(Entries with chart source code)
## begin
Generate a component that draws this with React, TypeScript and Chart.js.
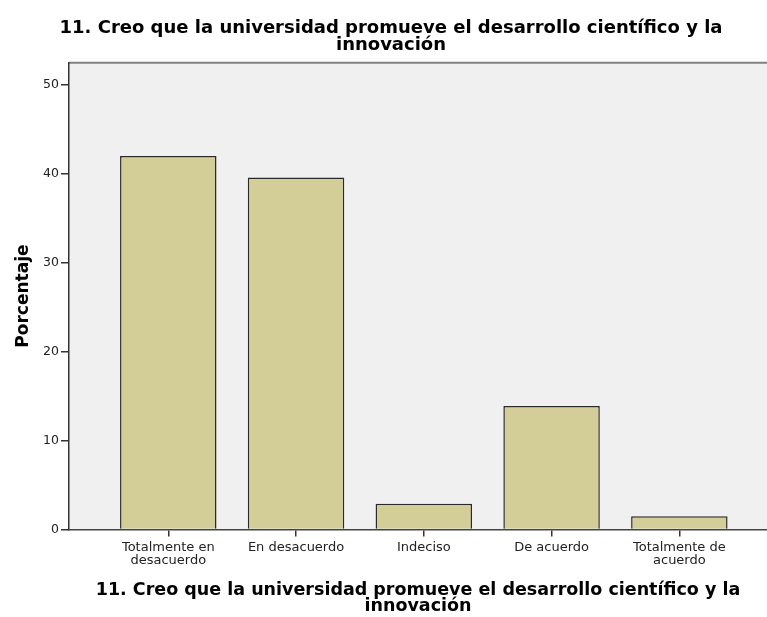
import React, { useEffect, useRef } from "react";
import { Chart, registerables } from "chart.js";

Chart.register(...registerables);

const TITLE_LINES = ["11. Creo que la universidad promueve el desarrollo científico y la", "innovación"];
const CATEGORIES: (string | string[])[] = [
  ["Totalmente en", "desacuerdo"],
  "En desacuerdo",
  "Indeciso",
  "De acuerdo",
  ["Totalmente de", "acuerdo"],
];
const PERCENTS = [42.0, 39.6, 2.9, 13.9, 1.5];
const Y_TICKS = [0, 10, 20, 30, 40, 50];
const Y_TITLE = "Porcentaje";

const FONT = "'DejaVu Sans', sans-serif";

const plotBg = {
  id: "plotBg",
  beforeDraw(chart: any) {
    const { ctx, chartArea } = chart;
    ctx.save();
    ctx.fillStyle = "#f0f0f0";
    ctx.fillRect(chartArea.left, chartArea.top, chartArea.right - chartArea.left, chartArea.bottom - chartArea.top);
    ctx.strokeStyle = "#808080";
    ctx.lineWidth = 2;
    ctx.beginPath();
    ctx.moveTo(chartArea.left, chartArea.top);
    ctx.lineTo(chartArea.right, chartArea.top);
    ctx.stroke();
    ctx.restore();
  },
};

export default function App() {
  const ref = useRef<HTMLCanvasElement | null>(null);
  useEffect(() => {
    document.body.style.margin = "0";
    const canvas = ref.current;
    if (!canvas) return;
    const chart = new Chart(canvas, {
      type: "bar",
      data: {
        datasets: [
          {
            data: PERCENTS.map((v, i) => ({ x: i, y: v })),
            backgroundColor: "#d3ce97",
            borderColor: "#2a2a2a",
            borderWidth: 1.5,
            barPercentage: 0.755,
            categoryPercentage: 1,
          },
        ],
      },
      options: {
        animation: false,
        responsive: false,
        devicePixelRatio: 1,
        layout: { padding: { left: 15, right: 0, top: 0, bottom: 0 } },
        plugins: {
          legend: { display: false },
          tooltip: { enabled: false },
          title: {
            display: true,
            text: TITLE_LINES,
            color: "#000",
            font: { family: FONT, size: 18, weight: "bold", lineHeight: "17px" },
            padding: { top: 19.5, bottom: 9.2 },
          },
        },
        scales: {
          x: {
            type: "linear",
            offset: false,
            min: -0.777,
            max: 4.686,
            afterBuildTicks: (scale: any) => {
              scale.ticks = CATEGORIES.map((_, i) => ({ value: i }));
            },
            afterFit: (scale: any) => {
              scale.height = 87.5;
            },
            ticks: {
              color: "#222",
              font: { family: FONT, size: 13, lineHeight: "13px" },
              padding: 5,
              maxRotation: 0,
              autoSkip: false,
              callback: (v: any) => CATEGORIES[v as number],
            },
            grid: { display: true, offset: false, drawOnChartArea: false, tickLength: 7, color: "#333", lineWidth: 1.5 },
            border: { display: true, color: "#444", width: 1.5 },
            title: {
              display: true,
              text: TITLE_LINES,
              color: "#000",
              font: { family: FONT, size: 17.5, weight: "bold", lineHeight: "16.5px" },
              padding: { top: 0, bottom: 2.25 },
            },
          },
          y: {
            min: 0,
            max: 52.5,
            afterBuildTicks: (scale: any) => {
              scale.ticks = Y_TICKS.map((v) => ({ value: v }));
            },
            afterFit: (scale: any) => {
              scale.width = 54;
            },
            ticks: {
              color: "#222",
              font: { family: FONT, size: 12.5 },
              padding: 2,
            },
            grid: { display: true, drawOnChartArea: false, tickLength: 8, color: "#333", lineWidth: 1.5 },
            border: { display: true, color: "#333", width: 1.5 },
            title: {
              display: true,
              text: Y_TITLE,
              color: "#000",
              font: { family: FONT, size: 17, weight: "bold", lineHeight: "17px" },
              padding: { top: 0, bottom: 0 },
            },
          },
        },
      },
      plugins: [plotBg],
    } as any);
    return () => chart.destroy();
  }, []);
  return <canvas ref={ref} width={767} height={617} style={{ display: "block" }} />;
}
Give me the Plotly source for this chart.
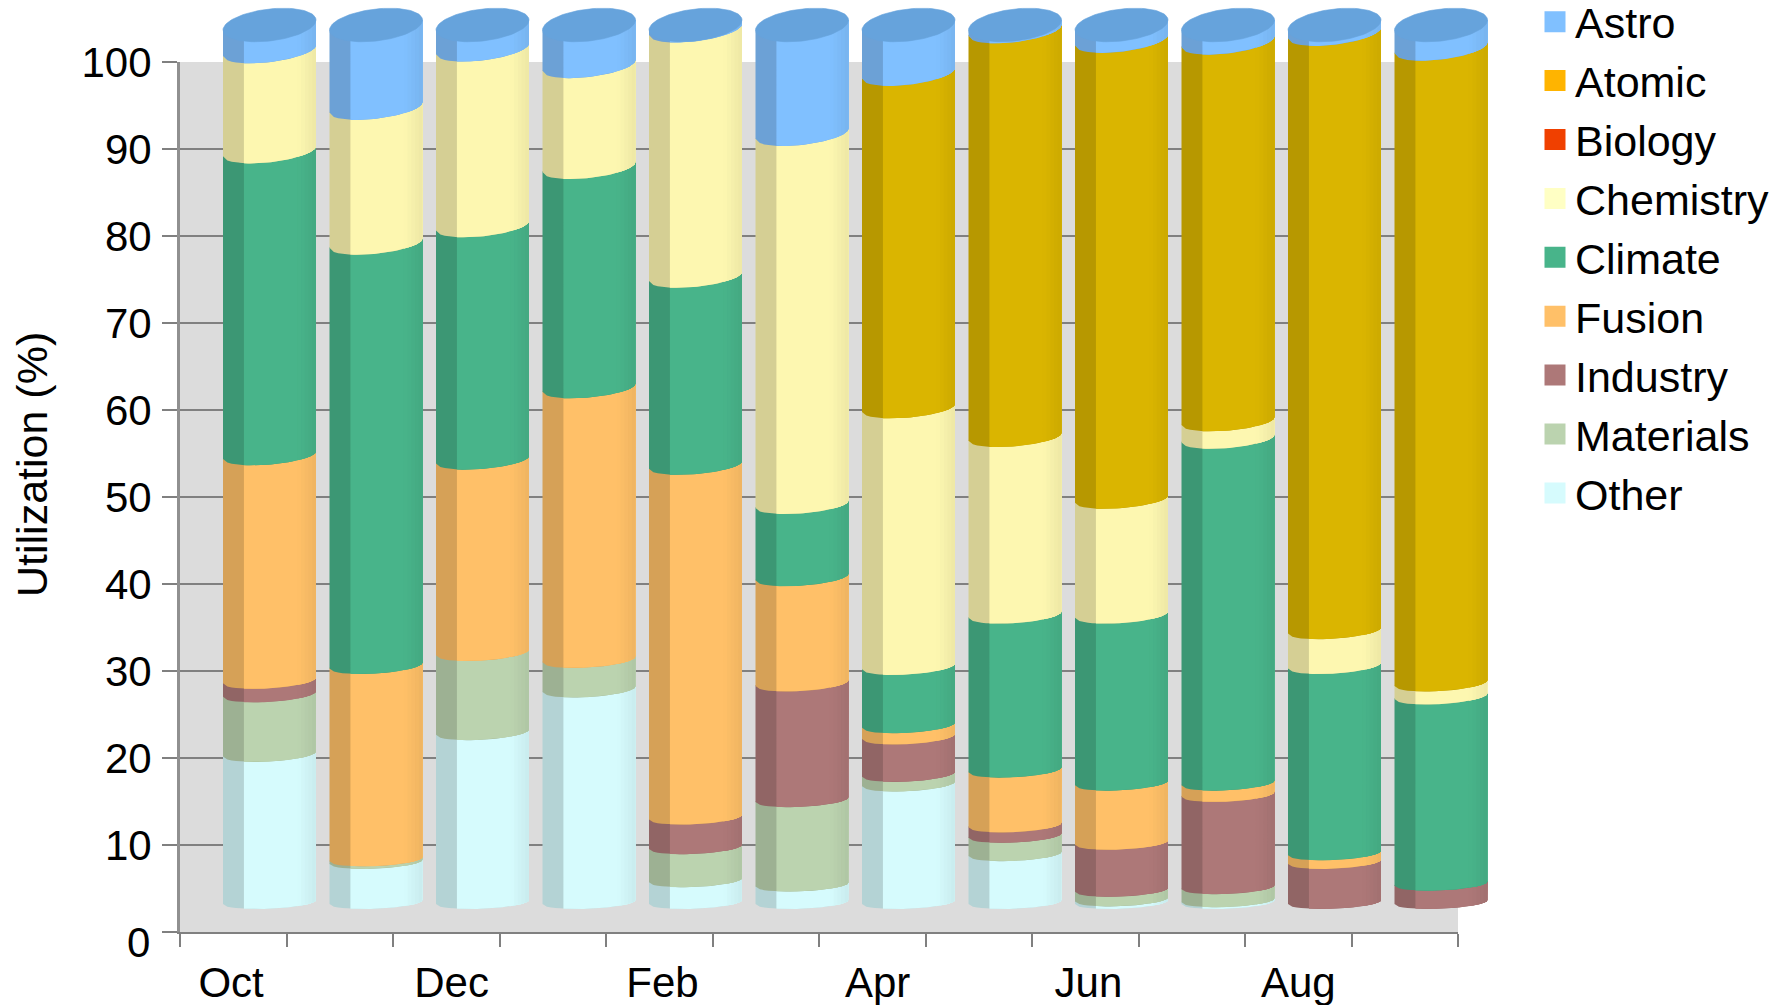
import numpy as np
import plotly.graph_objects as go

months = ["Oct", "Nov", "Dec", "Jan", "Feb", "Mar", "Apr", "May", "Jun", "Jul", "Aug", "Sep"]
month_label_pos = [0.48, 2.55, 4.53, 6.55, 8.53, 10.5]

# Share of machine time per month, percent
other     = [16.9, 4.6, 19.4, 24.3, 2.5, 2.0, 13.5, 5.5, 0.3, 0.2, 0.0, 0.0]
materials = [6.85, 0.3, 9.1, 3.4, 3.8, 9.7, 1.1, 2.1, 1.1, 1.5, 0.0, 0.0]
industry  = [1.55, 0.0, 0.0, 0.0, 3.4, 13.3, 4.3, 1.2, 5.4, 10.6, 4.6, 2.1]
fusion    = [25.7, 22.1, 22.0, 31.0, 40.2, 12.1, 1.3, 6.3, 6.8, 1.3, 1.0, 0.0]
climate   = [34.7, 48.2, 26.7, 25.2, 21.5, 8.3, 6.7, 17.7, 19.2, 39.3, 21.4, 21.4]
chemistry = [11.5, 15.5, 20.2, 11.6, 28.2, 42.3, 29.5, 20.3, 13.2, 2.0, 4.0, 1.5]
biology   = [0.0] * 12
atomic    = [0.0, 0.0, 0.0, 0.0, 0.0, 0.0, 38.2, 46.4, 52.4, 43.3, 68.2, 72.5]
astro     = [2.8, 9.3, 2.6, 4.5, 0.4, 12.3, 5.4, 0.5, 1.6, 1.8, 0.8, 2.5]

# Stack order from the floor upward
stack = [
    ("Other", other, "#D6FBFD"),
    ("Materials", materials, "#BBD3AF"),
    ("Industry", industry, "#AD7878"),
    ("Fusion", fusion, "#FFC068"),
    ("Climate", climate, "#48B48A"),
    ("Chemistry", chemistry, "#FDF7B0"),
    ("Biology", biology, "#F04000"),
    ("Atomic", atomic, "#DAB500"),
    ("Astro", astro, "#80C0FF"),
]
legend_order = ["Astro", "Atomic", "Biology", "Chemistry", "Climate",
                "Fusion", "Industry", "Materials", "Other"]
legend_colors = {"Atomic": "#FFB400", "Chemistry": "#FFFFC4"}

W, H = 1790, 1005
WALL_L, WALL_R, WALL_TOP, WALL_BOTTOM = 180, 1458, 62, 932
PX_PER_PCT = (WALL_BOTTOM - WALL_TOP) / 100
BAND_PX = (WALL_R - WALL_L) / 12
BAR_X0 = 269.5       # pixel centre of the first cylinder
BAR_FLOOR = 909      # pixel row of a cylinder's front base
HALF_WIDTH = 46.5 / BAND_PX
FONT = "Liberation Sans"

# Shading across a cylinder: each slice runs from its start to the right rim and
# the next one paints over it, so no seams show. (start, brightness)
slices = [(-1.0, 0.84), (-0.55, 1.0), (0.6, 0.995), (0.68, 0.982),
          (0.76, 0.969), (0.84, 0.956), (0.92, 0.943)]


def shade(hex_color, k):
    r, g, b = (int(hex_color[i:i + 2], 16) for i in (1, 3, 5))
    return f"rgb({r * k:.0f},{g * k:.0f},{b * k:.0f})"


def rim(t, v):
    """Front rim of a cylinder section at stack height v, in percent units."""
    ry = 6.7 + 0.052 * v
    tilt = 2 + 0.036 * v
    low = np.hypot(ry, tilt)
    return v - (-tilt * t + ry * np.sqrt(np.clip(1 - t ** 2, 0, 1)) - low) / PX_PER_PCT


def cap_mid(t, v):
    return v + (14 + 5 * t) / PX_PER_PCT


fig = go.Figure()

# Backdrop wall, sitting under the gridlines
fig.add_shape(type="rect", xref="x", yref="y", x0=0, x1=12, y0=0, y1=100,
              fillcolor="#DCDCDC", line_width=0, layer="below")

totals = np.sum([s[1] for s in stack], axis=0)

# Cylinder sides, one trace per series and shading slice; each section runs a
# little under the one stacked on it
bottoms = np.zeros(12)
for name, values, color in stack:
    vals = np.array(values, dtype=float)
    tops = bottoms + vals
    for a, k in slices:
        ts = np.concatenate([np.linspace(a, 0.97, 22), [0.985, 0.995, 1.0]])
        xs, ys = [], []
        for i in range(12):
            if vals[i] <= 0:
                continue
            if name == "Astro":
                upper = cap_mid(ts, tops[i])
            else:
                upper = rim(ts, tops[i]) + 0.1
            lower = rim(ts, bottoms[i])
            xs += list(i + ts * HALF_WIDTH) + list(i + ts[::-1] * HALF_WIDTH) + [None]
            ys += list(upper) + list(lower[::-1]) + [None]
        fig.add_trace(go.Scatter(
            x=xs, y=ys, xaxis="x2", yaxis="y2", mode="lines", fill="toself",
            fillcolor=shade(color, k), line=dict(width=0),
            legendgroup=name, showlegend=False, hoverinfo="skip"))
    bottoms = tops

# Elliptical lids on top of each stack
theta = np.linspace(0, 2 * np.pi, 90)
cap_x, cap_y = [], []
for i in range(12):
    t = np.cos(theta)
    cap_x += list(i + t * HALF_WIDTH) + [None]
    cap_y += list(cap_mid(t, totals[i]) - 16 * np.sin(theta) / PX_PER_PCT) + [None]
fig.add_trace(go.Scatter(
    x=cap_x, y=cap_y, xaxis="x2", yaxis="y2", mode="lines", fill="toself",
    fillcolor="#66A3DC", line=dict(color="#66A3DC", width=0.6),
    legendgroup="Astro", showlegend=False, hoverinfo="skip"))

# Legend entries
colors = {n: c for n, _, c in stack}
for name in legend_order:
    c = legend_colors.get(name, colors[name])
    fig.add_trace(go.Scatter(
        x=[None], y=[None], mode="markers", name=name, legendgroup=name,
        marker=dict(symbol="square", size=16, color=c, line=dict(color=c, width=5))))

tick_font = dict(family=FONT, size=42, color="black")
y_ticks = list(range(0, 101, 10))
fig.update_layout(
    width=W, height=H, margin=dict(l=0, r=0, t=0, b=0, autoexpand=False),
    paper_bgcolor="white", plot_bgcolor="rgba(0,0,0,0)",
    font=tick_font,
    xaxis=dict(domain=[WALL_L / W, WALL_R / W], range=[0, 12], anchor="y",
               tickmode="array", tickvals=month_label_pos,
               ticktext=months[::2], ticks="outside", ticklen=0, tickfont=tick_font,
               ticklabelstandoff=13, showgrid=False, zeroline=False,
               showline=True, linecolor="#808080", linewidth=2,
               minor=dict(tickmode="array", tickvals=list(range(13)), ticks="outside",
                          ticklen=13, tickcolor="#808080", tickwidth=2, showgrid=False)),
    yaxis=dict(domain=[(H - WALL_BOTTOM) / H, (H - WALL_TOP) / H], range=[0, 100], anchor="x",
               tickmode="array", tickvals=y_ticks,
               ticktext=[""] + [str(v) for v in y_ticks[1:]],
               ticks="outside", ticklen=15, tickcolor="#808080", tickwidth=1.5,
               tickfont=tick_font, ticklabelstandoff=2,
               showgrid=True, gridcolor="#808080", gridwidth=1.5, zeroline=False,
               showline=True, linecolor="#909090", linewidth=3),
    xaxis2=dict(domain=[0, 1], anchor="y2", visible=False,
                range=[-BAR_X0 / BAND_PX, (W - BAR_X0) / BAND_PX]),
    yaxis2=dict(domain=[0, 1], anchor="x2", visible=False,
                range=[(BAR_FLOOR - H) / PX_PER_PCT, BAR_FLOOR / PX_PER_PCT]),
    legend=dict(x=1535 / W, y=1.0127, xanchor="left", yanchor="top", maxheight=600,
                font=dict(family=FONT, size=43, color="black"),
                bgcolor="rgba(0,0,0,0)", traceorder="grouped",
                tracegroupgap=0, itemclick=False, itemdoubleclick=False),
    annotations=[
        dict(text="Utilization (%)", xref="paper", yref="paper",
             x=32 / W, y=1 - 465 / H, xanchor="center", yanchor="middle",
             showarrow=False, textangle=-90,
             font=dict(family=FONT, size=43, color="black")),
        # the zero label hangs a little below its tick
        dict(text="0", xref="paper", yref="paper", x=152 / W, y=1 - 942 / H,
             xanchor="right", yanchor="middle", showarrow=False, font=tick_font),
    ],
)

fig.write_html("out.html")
## end
Transcribe, exactly as written, the lines starting at the one with "Give me the Plotly source for this chart." and ending at the one with "month_label_pos = [0.48, 2.55, 4.53, 6.55, 8.53, 10.5]", and nothing more. Pictures are not part of the copy.

# TASK RESPONSE:
Give me the Plotly source for this chart.
import numpy as np
import plotly.graph_objects as go

months = ["Oct", "Nov", "Dec", "Jan", "Feb", "Mar", "Apr", "May", "Jun", "Jul", "Aug", "Sep"]
month_label_pos = [0.48, 2.55, 4.53, 6.55, 8.53, 10.5]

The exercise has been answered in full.